(Set task):
Return all the data below as it stands, minus the pictures.

# Start of Provided material

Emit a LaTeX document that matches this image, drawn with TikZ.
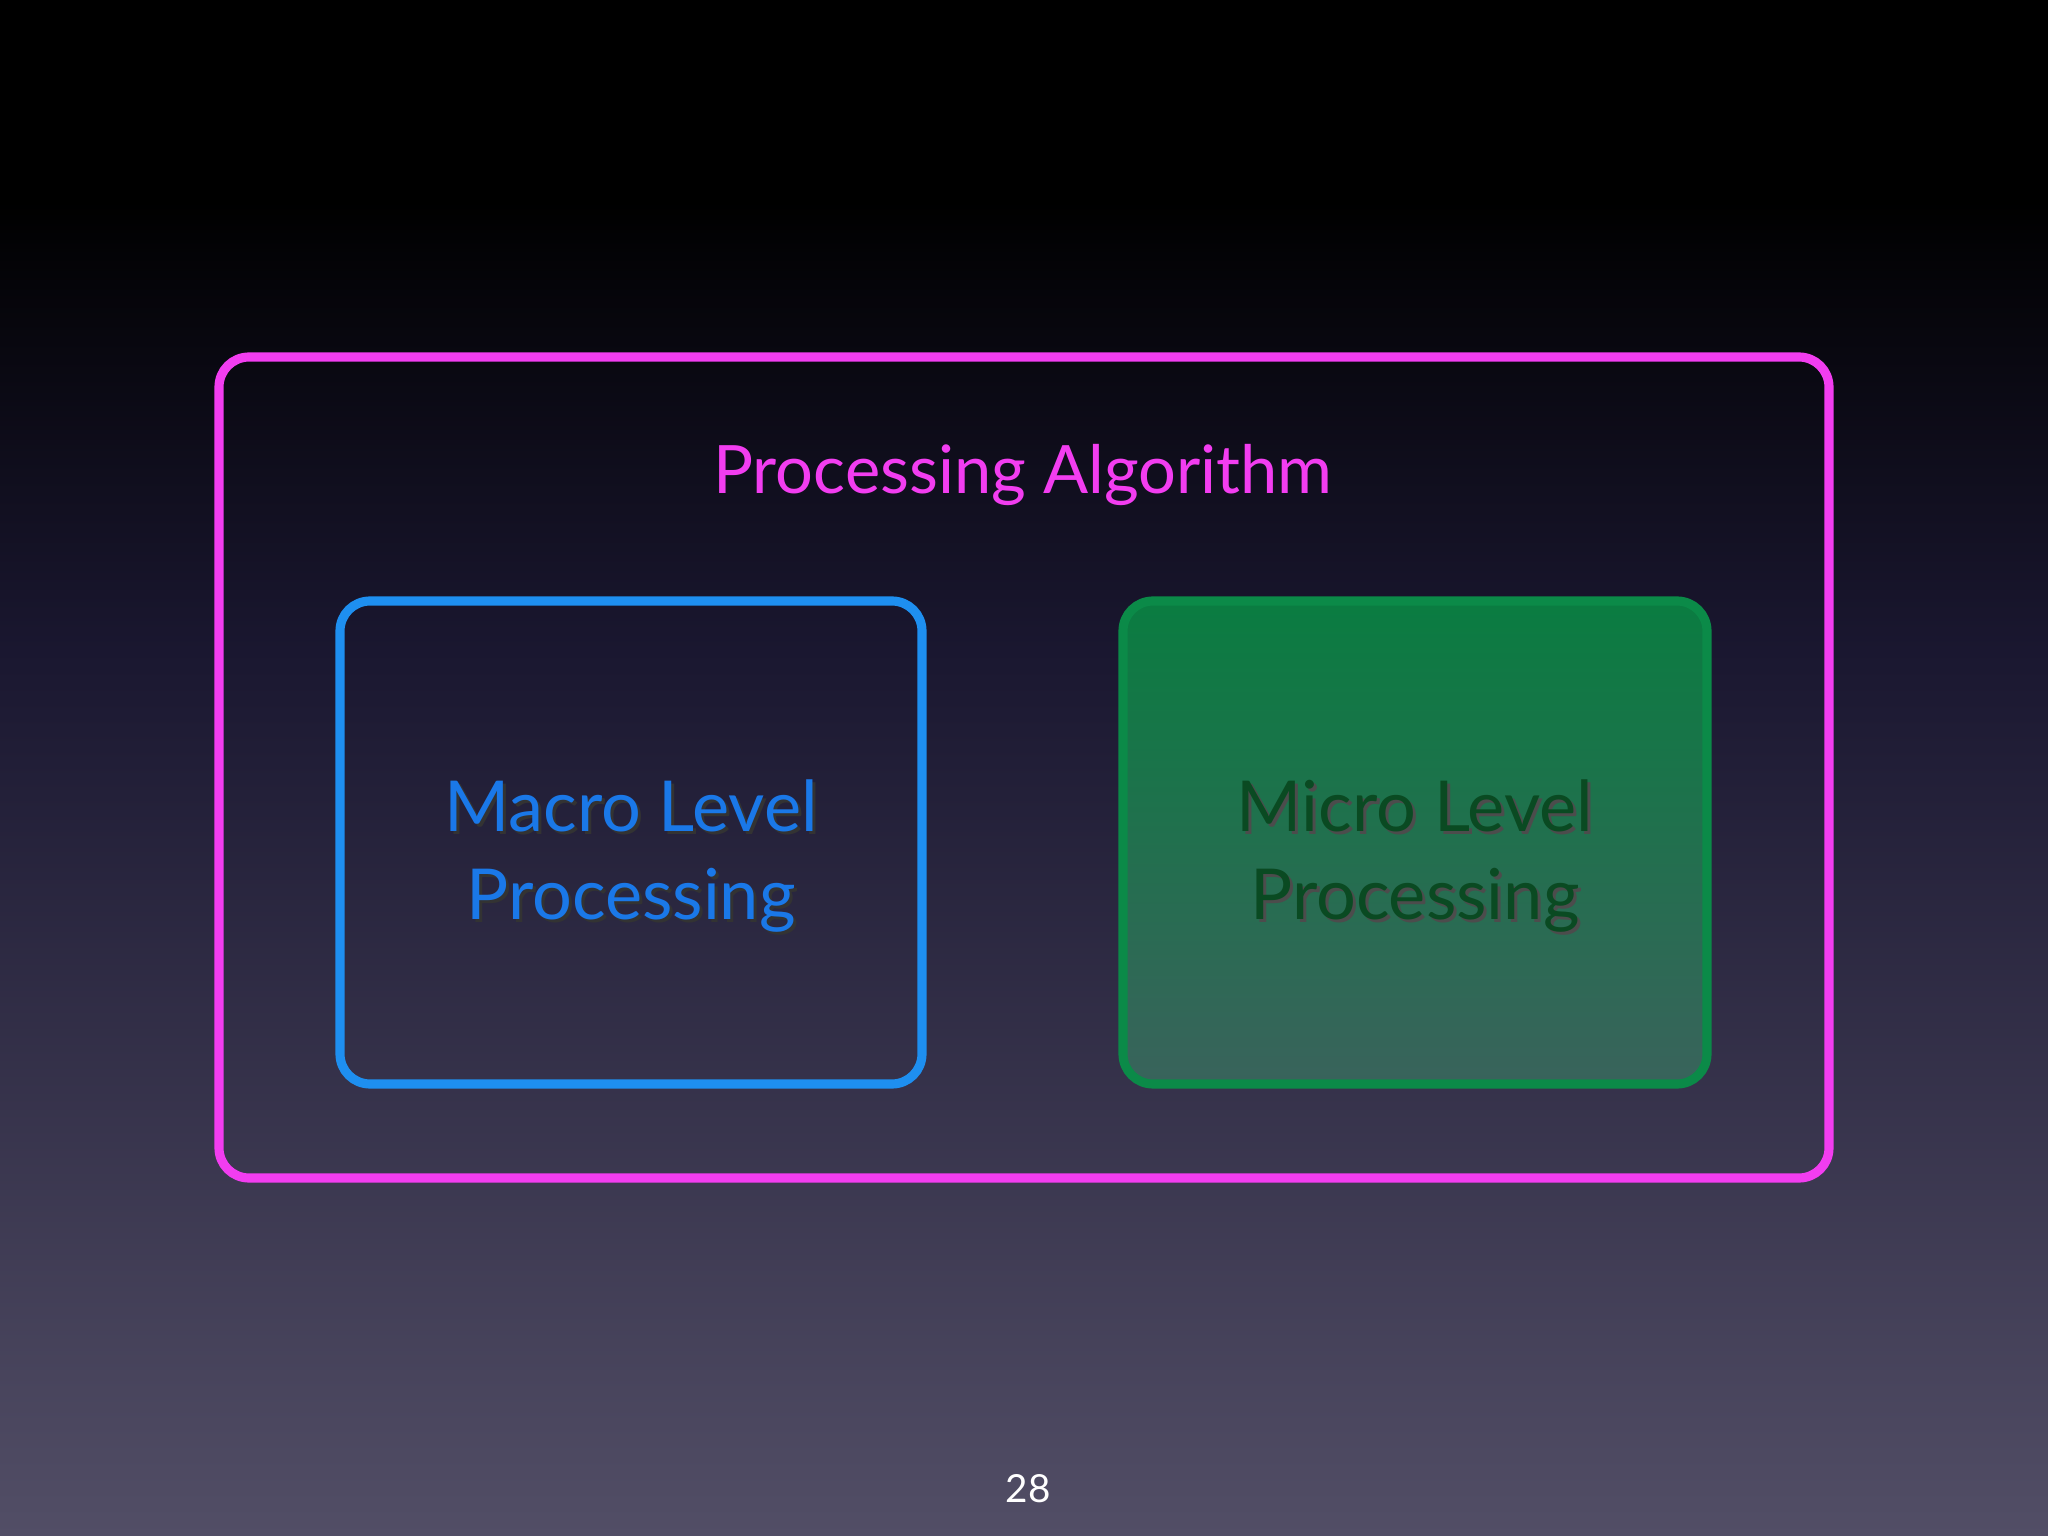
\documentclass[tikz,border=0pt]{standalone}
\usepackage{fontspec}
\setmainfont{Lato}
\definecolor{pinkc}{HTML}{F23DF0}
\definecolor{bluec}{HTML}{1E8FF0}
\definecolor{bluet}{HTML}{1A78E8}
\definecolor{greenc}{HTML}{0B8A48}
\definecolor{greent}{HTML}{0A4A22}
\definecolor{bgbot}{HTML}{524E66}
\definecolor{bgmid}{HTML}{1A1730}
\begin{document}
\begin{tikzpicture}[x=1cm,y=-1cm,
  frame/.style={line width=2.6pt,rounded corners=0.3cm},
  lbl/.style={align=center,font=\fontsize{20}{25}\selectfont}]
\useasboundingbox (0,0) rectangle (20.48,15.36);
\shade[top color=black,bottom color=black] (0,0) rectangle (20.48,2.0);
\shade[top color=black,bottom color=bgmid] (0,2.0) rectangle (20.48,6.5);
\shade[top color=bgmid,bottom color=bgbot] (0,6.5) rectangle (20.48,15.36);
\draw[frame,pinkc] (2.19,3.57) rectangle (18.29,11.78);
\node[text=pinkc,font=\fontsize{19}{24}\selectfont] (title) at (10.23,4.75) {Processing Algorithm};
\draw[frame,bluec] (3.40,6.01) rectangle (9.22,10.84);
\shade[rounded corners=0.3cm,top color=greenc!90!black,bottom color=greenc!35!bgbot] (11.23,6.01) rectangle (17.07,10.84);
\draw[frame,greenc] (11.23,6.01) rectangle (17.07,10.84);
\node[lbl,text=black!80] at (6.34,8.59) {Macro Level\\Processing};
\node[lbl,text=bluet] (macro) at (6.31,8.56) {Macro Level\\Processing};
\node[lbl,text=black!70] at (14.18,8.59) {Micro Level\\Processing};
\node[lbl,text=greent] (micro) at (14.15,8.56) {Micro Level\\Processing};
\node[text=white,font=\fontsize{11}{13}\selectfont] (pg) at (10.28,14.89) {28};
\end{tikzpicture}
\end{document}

# End of Provided material

(Finished answer):
Emit a LaTeX document that matches this image, drawn with TikZ.
\documentclass[tikz,border=0pt]{standalone}
\usepackage{fontspec}
\setmainfont{Lato}
\definecolor{pinkc}{HTML}{F23DF0}
\definecolor{bluec}{HTML}{1E8FF0}
\definecolor{bluet}{HTML}{1A78E8}
\definecolor{greenc}{HTML}{0B8A48}
\definecolor{greent}{HTML}{0A4A22}
\definecolor{bgbot}{HTML}{524E66}
\definecolor{bgmid}{HTML}{1A1730}
\begin{document}
\begin{tikzpicture}[x=1cm,y=-1cm,
  frame/.style={line width=2.6pt,rounded corners=0.3cm},
  lbl/.style={align=center,font=\fontsize{20}{25}\selectfont}]
\useasboundingbox (0,0) rectangle (20.48,15.36);
\shade[top color=black,bottom color=black] (0,0) rectangle (20.48,2.0);
\shade[top color=black,bottom color=bgmid] (0,2.0) rectangle (20.48,6.5);
\shade[top color=bgmid,bottom color=bgbot] (0,6.5) rectangle (20.48,15.36);
\draw[frame,pinkc] (2.19,3.57) rectangle (18.29,11.78);
\node[text=pinkc,font=\fontsize{19}{24}\selectfont] (title) at (10.23,4.75) {Processing Algorithm};
\draw[frame,bluec] (3.40,6.01) rectangle (9.22,10.84);
\shade[rounded corners=0.3cm,top color=greenc!90!black,bottom color=greenc!35!bgbot] (11.23,6.01) rectangle (17.07,10.84);
\draw[frame,greenc] (11.23,6.01) rectangle (17.07,10.84);
\node[lbl,text=black!80] at (6.34,8.59) {Macro Level\\Processing};
\node[lbl,text=bluet] (macro) at (6.31,8.56) {Macro Level\\Processing};
\node[lbl,text=black!70] at (14.18,8.59) {Micro Level\\Processing};
\node[lbl,text=greent] (micro) at (14.15,8.56) {Micro Level\\Processing};
\node[text=white,font=\fontsize{11}{13}\selectfont] (pg) at (10.28,14.89) {28};
\end{tikzpicture}
\end{document}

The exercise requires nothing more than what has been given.